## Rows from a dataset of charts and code
※

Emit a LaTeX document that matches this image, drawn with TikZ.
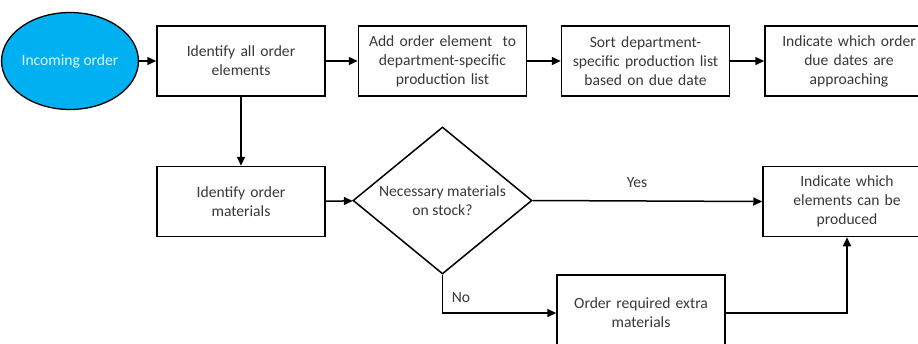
\documentclass[tikz,border=0pt]{standalone}
\usepackage{fontspec}
\setmainfont{Carlito}
\usetikzlibrary{shapes.geometric,arrows.meta}
\definecolor{txt}{HTML}{383838}
\definecolor{startblue}{HTML}{00B0F0}
\begin{document}
\begin{tikzpicture}[x=1pt,y=-1pt,
  font=\fontsize{15.6}{19}\selectfont,
  every node/.style={text=txt},
  procbox/.style={draw=black,line width=1.5pt,minimum width=168pt,minimum height=70pt,
    text width=164pt,align=center,inner sep=0pt},
  startnode/.style={ellipse,draw=black,line width=1.3pt,fill=startblue,text=white!88!startblue,
    minimum width=122pt,minimum height=97pt,inner sep=0pt},
  decision/.style={diamond,draw=black,line width=1.5pt,minimum width=179pt,minimum height=147pt,
    aspect=1.22,inner sep=0pt,align=center},
  flow/.style={line width=1.5pt,-{Triangle[length=9pt,width=8pt]}},
  lbl/.style={inner sep=0pt}]
\useasboundingbox (0,0) rectangle (918,343);
\node[startnode] (start) at (70,61) {Incoming order};
\node[procbox] (ident) at (241,61) {Identify all order\\elements};
\node[procbox] (add) at (442.5,61) {Add order element \ to\\department-specific\\production list};
\node[procbox] (sort) at (645.5,61) {Sort department-\\specific production list\\based on due date};
\node[procbox] (due) at (849,61) {Indicate which order\\due dates are\\approaching};
\node[procbox] (mat) at (241,201.5) {Identify order\\materials};
\node[decision] (stock) at (442.5,200.5) {Necessary materials\\on stock?};
\node[procbox] (prod) at (847,201.5) {Indicate which\\elements can be\\produced};
\node[procbox,minimum height=76pt] (extra) at (641,313) {Order required extra\\materials};
\node[lbl] (yes) at (637,183) {Yes};
\node[lbl] (no) at (461,298) {No};
\draw[flow] (start) -- (ident);
\draw[flow] (ident) -- (add);
\draw[flow] (add) -- (sort);
\draw[flow] (sort) -- (due);
\draw[flow] (ident) -- (mat);
\draw[flow] (mat) -- (stock);
\draw[flow] (stock.east) -- (prod.west);
\draw[flow] (stock.south) |- (extra.west);
\draw[flow] (extra.east) -| (prod.south);
\end{tikzpicture}
\end{document}
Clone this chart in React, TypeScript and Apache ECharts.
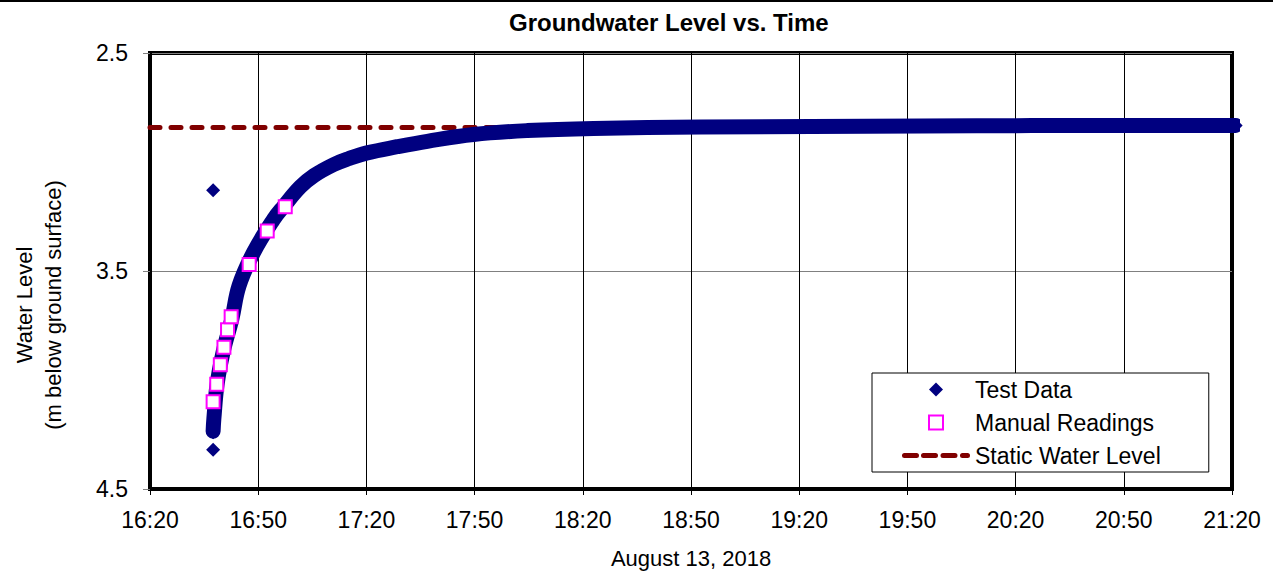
import React, { useEffect, useRef } from "react";
import * as echarts from "echarts";

// ---- data ----
const AXIS_START = "16:20:00";
const xTickLabels = ["16:20", "16:50", "17:20", "17:50", "18:20", "18:50", "19:20", "19:50", "20:20", "20:50", "21:20"];
const Y_MIN = 2.5;
const Y_MAX = 4.5;

// Test Data (dense logger record, traced along its centre)
const testTimes = [
  "16:37:30", "16:37:42", "16:38:36", "16:40:18", "16:42:42", "16:44:42", "16:48:42",
  "16:54:15", "16:57:00", "17:01:42", "17:05:30", "17:10:54", "17:15:00", "17:20:12", "17:28:30", "17:36:54",
  "17:49:42", "18:04:36", "18:23:00", "18:52:48", "19:53:54", "20:24:24", "20:55:00", "21:21:00",
];
const testLevels = [
  4.235, 4.18, 4.02, 3.87, 3.72, 3.567, 3.415,
  3.263, 3.205, 3.114, 3.062, 3.012, 2.985, 2.958, 2.930, 2.905,
  2.874, 2.856, 2.846, 2.840, 2.835, 2.833, 2.833, 2.832,
];
// Individual Test Data points standing apart from the band
const testPointTimes = ["16:37:30", "16:37:30", "16:37:30", "21:21:00"];
const testPointLevels = [4.32, 3.13, 4.24, 2.832];

// Manual Readings
const manualTimes = ["16:37:30", "16:38:30", "16:39:30", "16:40:30", "16:41:30", "16:42:30", "16:47:30", "16:52:30", "16:57:30"];
const manualLevels = [4.10, 4.02, 3.93, 3.85, 3.77, 3.71, 3.47, 3.316, 3.205];

// Static Water Level
const staticTimes = ["16:20:00", "21:20:00"];
const staticLevels = [2.842, 2.842];

const FONT = "'Liberation Sans', Arial, sans-serif";

function toMin(t: string): number {
  const [h, m, s] = t.split(":").map(Number);
  const [h0, m0, s0] = AXIS_START.split(":").map(Number);
  return h * 60 + m + (s || 0) / 60 - (h0 * 60 + m0 + (s0 || 0) / 60);
}
function pts(times: string[], levels: number[]) {
  return times.map((t, i) => [toMin(t), levels[i] - Y_MIN]);
}

const DIAMOND_ICON = "path://M7,0L14,7L7,14L0,7Z";
const SQUARE_ICON = "path://M0,0H14V14H0Z";
const DASH_ICON = "path://M2.5,0H14.5A2.5,2.5,0,0,1,14.5,5H2.5A2.5,2.5,0,0,1,2.5,0Z M21.5,0H33.5A2.5,2.5,0,0,1,33.5,5H21.5A2.5,2.5,0,0,1,21.5,0Z M41,0H53A2.5,2.5,0,0,1,53,5H41A2.5,2.5,0,0,1,41,0Z M60.5,0H65.5A2.5,2.5,0,0,1,65.5,5H60.5A2.5,2.5,0,0,1,60.5,0Z";

export default function App() {
  const ref = useRef<HTMLDivElement>(null);
  useEffect(() => {
    if (!ref.current) return;
    const chart = echarts.init(ref.current, undefined, { renderer: "svg" });
    const option: any = {
      animation: false,
      backgroundColor: "#fff",
      textStyle: { fontFamily: FONT },
      title: {
        text: "Groundwater Level vs. Time",
        left: 504,
        top: 5,
        textStyle: { fontSize: 24, fontWeight: "bold", color: "#000", fontFamily: FONT },
      },
      grid: {
        left: 150,
        right: 41,
        top: 53,
        bottom: 83,
        show: true,
        borderColor: "#000",
        borderWidth: 4,
        backgroundColor: "transparent",
      },
      legend: {
        orient: "vertical",
        left: 872,
        top: 373,
        itemWidth: 68,
        itemHeight: 14,
        itemGap: 10,
        padding: [5, 48, 5, 30],
        backgroundColor: "#fff",
        borderColor: "#000",
        borderWidth: 1,
        symbolKeepAspect: true,
        textStyle: { fontSize: 23, lineHeight: 22, color: "#000", fontFamily: FONT },
        data: [
          { name: "Test Data", icon: DIAMOND_ICON, itemStyle: { color: "#000080", borderWidth: 0, opacity: 1 } },
          { name: "Manual Readings", icon: SQUARE_ICON, itemStyle: { color: "#fff", borderColor: "#ff00ff", borderWidth: 2, opacity: 1 } },
          { name: "Static Water Level", icon: DASH_ICON, itemStyle: { color: "#800000", borderWidth: 0, opacity: 1 } },
        ],
      },
      xAxis: {
        type: "value",
        min: 0,
        max: 300,
        interval: 30,
        name: "August 13, 2018",
        nameLocation: "middle",
        nameGap: 58,
        nameTextStyle: { fontSize: 22, color: "#000", fontFamily: FONT },
        axisLine: { show: true, onZero: false, lineStyle: { color: "#000", width: 4 } },
        axisTick: { show: true, length: 6, lineStyle: { color: "#000" } },
        axisLabel: {
          fontSize: 23,
          color: "#000",
          margin: 19,
          fontFamily: FONT,
          formatter: (v: number) => xTickLabels[Math.round(v / 30)] ?? "",
        },
        splitLine: { show: true, lineStyle: { color: "#000", width: 1 } },
      },
      yAxis: {
        type: "value",
        inverse: true,
        min: 0,
        max: Y_MAX - Y_MIN,
        interval: 1,
        axisLine: { show: true, onZero: false, lineStyle: { color: "#000", width: 4 } },
        axisTick: { show: true, length: 7, lineStyle: { color: "#808080" } },
        axisLabel: {
          fontSize: 23,
          color: "#000",
          margin: 22,
          fontFamily: FONT,
          formatter: (v: number) => (v + Y_MIN).toFixed(1),
        },
        splitLine: { show: true, lineStyle: { color: "#808080", width: 1 } },
      },
      graphic: [
        { type: "line", shape: { x1: 0, y1: 1, x2: 1273, y2: 1 }, style: { stroke: "#000", lineWidth: 2 } },
        {
          type: "text",
          x: 24,
          y: 305,
          rotation: Math.PI / 2,
          style: { text: "Water Level", fontSize: 22, fill: "#000", fontFamily: FONT, align: "center", verticalAlign: "middle" },
        },
        {
          type: "text",
          x: 53,
          y: 305,
          rotation: Math.PI / 2,
          style: { text: "(m below ground surface)", fontSize: 22, fill: "#000", fontFamily: FONT, align: "center", verticalAlign: "middle" },
        },
      ],
      series: [
        {
          name: "Test Data",
          type: "scatter",
          data: pts(testPointTimes, testPointLevels),
          symbol: "diamond",
          symbolSize: 14,
          clip: false,
          itemStyle: { color: "#000080", opacity: 1 },
          z: 4,
        },
        {
          name: "Static Water Level",
          type: "line",
          data: pts(staticTimes, staticLevels),
          symbol: "none",
          lineStyle: { color: "#800000", width: 5, type: [10, 11], cap: "round" },
          itemStyle: { color: "#800000" },
          z: 2,
        },
        {
          name: "Test Data",
          type: "line",
          data: pts(testTimes, testLevels),
          symbol: "none",
          smooth: 0.4,
          clip: false,
          lineStyle: { color: "#000080", width: 15, join: "round", cap: "round" },
          itemStyle: { color: "#000080" },
          z: 3,
        },
        {
          name: "Manual Readings",
          type: "scatter",
          data: pts(manualTimes, manualLevels),
          symbol: "rect",
          symbolSize: 13,
          itemStyle: { color: "#fff", borderColor: "#ff00ff", borderWidth: 2, opacity: 1 },
          z: 5,
        },
      ],
    };
    chart.setOption(option);
    return () => chart.dispose();
  }, []);
  return <div ref={ref} style={{ position: "fixed", left: 0, top: 0, width: 1273, height: 574 }} />;
}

※

## STATED PROBLEM
Print everything from the line with "Clone this chart" down to the line with "const staticLevels = [2.842, 2.842];", both included, exactly as written and without the pictures.

## SOLUTION FOR THIS EXERCISE
Clone this chart in React, TypeScript and Apache ECharts.
import React, { useEffect, useRef } from "react";
import * as echarts from "echarts";

// ---- data ----
const AXIS_START = "16:20:00";
const xTickLabels = ["16:20", "16:50", "17:20", "17:50", "18:20", "18:50", "19:20", "19:50", "20:20", "20:50", "21:20"];
const Y_MIN = 2.5;
const Y_MAX = 4.5;

// Test Data (dense logger record, traced along its centre)
const testTimes = [
  "16:37:30", "16:37:42", "16:38:36", "16:40:18", "16:42:42", "16:44:42", "16:48:42",
  "16:54:15", "16:57:00", "17:01:42", "17:05:30", "17:10:54", "17:15:00", "17:20:12", "17:28:30", "17:36:54",
  "17:49:42", "18:04:36", "18:23:00", "18:52:48", "19:53:54", "20:24:24", "20:55:00", "21:21:00",
];
const testLevels = [
  4.235, 4.18, 4.02, 3.87, 3.72, 3.567, 3.415,
  3.263, 3.205, 3.114, 3.062, 3.012, 2.985, 2.958, 2.930, 2.905,
  2.874, 2.856, 2.846, 2.840, 2.835, 2.833, 2.833, 2.832,
];
// Individual Test Data points standing apart from the band
const testPointTimes = ["16:37:30", "16:37:30", "16:37:30", "21:21:00"];
const testPointLevels = [4.32, 3.13, 4.24, 2.832];

// Manual Readings
const manualTimes = ["16:37:30", "16:38:30", "16:39:30", "16:40:30", "16:41:30", "16:42:30", "16:47:30", "16:52:30", "16:57:30"];
const manualLevels = [4.10, 4.02, 3.93, 3.85, 3.77, 3.71, 3.47, 3.316, 3.205];

// Static Water Level
const staticTimes = ["16:20:00", "21:20:00"];
const staticLevels = [2.842, 2.842];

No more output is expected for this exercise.